For each line of the data below that holds "with", copy the line.

[start]

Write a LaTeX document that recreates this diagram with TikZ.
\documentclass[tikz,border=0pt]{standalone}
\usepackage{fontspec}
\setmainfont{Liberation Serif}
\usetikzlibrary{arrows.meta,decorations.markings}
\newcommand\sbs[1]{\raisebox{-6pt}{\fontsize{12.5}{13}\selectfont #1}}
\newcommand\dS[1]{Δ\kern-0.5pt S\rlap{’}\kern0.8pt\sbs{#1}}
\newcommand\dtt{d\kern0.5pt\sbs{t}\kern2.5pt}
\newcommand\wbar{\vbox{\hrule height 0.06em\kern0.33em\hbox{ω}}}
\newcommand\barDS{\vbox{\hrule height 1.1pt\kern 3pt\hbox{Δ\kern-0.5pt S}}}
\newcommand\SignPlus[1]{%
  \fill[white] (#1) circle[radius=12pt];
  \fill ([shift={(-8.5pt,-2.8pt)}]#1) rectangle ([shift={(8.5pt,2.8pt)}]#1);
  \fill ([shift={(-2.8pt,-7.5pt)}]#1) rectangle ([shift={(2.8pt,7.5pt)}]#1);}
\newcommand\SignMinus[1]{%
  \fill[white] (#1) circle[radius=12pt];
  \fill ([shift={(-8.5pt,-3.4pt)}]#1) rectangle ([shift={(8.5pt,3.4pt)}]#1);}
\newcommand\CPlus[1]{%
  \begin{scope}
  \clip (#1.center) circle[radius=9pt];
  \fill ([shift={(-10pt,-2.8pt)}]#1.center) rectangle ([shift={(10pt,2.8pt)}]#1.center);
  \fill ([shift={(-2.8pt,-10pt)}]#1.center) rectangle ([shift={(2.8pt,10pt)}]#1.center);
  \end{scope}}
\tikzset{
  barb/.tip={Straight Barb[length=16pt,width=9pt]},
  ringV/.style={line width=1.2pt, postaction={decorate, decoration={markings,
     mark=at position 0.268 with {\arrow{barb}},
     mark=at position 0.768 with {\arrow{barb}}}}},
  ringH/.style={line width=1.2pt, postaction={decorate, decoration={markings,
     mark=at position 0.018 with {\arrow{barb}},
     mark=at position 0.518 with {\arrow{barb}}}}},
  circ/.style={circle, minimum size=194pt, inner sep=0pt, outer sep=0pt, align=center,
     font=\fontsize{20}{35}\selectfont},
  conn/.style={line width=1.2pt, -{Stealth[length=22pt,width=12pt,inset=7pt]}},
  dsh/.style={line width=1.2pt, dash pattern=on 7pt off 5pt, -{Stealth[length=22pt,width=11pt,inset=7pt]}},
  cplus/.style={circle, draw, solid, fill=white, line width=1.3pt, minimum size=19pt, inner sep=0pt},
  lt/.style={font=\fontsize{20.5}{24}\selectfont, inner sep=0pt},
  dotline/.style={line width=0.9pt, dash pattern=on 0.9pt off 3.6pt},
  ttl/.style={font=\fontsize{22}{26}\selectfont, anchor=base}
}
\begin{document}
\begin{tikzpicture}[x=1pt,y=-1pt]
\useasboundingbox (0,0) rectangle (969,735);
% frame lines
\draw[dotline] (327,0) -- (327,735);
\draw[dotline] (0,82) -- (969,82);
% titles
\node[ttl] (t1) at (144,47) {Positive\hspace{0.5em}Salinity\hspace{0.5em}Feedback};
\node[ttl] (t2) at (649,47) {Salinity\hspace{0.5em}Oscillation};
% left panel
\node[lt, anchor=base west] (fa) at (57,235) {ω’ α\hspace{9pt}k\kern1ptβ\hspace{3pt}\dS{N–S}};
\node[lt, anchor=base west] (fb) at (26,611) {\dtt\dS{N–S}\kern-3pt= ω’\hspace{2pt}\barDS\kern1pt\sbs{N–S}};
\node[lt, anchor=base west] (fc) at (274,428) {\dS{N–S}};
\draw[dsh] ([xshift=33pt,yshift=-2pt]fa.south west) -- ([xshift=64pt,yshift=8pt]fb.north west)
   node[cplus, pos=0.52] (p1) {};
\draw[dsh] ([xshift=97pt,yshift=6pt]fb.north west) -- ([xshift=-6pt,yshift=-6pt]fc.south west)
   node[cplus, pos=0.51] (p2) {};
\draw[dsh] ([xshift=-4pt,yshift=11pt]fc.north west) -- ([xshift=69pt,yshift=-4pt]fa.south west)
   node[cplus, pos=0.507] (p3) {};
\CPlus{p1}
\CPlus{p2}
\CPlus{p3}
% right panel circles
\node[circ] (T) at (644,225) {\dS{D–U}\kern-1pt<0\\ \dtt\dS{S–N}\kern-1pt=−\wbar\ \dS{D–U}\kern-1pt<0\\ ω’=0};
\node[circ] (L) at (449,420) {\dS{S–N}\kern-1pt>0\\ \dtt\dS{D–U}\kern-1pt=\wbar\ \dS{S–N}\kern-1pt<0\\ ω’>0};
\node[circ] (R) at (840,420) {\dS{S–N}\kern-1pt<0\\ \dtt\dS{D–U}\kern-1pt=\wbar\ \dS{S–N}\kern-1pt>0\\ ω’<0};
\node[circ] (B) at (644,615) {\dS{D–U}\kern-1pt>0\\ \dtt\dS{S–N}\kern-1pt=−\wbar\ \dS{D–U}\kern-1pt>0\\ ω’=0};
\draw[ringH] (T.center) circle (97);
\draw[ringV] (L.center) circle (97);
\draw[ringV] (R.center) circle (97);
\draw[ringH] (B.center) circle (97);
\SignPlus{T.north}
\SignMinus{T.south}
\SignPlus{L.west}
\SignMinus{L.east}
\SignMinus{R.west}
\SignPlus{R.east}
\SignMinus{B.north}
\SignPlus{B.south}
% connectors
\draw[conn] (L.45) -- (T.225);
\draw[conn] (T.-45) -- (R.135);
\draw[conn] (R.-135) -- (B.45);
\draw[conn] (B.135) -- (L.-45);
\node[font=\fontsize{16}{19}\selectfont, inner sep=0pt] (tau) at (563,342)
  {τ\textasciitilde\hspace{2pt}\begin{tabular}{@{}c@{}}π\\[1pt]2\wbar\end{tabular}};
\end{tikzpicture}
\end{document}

[end]
[start]

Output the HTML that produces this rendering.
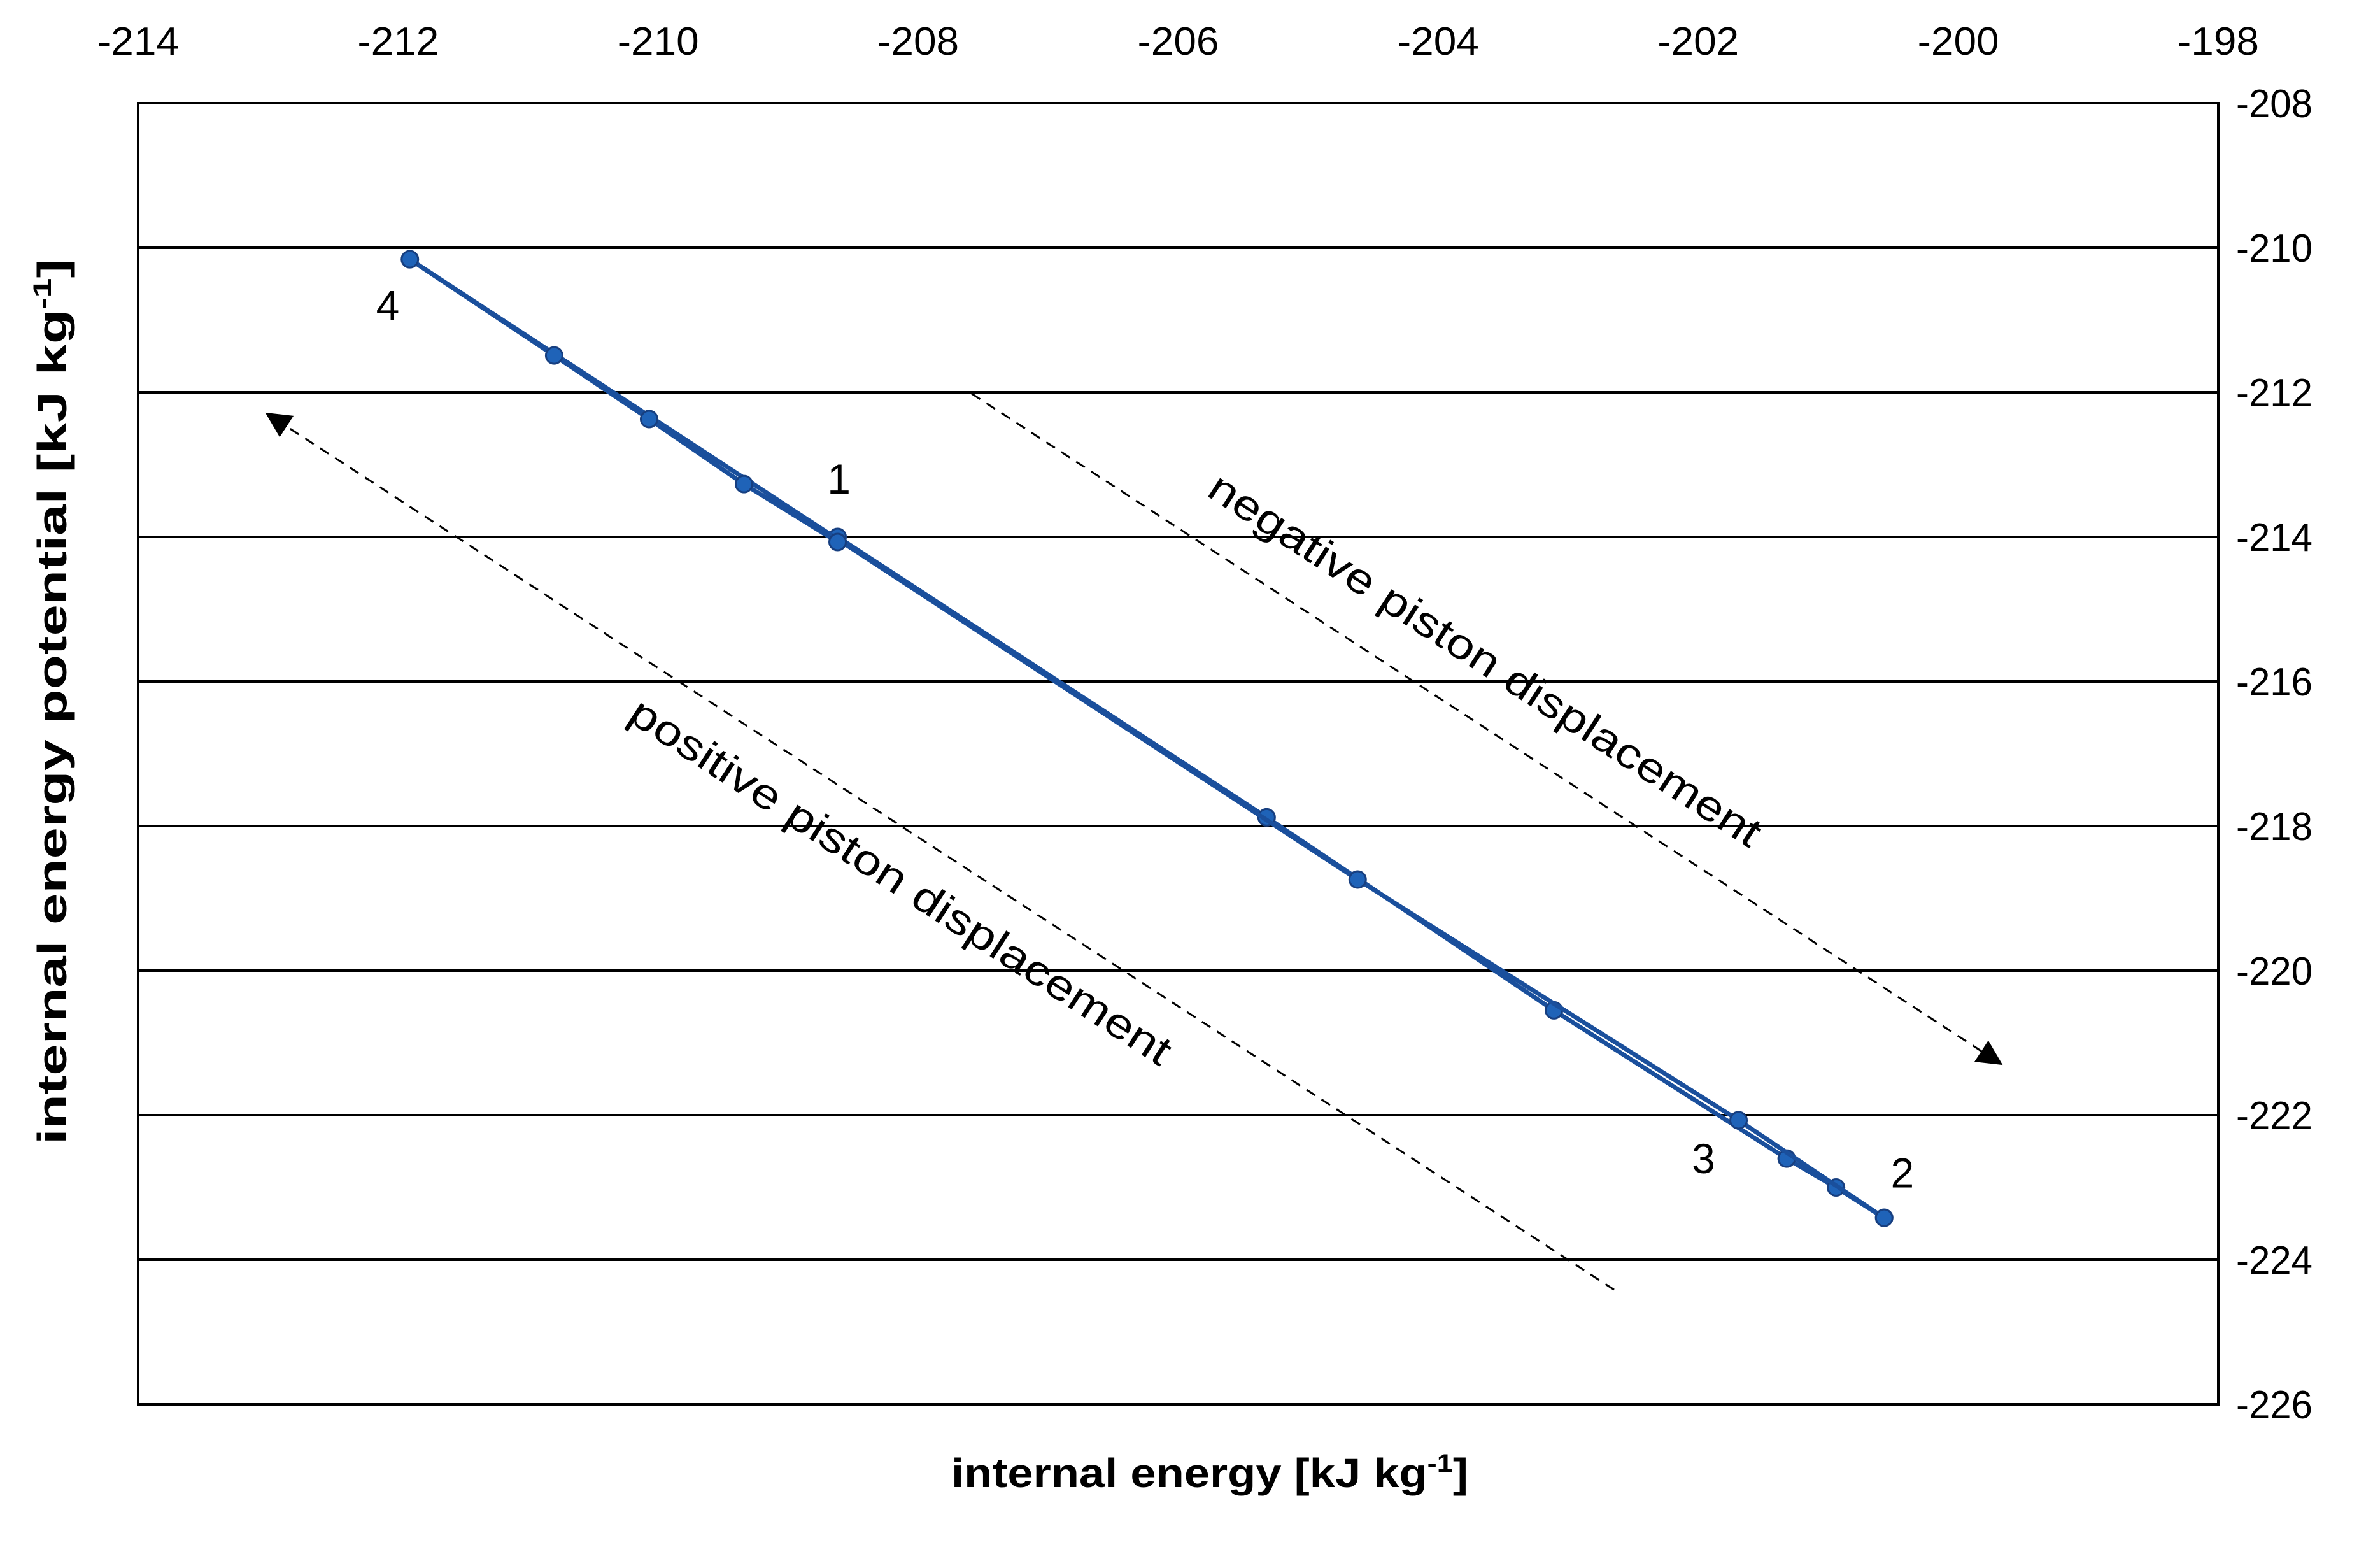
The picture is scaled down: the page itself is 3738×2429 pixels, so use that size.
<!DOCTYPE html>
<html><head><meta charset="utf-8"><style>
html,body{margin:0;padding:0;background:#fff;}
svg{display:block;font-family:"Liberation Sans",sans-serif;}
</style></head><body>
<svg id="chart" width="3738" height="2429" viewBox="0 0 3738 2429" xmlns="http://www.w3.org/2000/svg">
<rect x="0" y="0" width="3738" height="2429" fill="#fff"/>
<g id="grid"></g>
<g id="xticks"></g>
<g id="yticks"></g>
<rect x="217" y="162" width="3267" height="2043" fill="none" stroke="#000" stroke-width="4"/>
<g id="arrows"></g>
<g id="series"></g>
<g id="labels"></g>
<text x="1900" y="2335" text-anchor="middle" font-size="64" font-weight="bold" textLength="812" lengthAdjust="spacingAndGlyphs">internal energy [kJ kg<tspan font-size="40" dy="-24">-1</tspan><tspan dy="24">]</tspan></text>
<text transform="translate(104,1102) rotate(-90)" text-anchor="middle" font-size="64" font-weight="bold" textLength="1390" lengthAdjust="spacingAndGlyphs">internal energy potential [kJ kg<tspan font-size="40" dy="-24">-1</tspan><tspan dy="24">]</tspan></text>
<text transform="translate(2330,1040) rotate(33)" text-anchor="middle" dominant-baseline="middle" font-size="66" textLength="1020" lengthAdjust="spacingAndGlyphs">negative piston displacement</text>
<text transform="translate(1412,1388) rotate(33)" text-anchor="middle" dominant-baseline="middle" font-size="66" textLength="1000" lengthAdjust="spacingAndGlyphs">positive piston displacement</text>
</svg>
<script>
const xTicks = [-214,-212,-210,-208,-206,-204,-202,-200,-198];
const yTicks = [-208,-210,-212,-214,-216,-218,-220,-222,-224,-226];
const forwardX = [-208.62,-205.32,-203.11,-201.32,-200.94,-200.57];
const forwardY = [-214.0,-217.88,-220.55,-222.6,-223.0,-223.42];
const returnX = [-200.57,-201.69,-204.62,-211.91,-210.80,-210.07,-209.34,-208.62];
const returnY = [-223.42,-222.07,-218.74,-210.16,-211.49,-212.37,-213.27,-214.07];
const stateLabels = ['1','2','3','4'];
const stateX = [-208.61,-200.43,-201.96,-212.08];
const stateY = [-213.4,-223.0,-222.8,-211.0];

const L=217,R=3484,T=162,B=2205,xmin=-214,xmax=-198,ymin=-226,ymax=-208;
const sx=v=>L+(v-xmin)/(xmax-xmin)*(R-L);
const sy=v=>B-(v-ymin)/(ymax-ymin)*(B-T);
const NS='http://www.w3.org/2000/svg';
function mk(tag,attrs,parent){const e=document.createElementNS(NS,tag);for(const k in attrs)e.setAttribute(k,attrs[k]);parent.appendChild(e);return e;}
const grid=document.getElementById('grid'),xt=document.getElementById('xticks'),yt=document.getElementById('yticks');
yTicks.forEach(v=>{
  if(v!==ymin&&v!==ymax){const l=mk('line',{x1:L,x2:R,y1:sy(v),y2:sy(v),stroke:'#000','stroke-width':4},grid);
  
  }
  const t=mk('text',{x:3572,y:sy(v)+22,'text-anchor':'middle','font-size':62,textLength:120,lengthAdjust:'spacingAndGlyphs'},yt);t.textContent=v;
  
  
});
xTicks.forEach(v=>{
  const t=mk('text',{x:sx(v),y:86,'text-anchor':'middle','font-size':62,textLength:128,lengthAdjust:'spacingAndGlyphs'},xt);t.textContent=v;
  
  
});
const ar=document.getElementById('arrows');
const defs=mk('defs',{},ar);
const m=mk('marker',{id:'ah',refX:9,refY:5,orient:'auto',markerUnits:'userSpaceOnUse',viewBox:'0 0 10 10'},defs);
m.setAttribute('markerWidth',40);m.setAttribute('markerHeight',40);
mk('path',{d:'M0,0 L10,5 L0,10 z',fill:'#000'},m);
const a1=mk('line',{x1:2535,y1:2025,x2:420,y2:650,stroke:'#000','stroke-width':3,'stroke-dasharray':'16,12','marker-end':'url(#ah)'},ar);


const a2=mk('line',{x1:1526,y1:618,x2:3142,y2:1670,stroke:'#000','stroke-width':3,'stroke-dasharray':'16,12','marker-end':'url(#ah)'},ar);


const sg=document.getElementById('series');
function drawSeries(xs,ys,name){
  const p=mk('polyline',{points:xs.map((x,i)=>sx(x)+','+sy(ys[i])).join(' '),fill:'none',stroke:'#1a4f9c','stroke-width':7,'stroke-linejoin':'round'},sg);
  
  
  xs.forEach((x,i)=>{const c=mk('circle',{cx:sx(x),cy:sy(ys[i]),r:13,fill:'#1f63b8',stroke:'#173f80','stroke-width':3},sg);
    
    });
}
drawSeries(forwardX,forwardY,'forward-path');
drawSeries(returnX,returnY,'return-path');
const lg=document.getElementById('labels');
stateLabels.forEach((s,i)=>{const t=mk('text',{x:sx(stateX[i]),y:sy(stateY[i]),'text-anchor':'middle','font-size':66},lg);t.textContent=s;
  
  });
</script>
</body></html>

[end]

:: Solution to this problem ::
Write a LaTeX document that recreates this diagram with TikZ.
     mark=at position 0.268 with {\arrow{barb}},
     mark=at position 0.768 with {\arrow{barb}}}}},
     mark=at position 0.018 with {\arrow{barb}},
     mark=at position 0.518 with {\arrow{barb}}}}},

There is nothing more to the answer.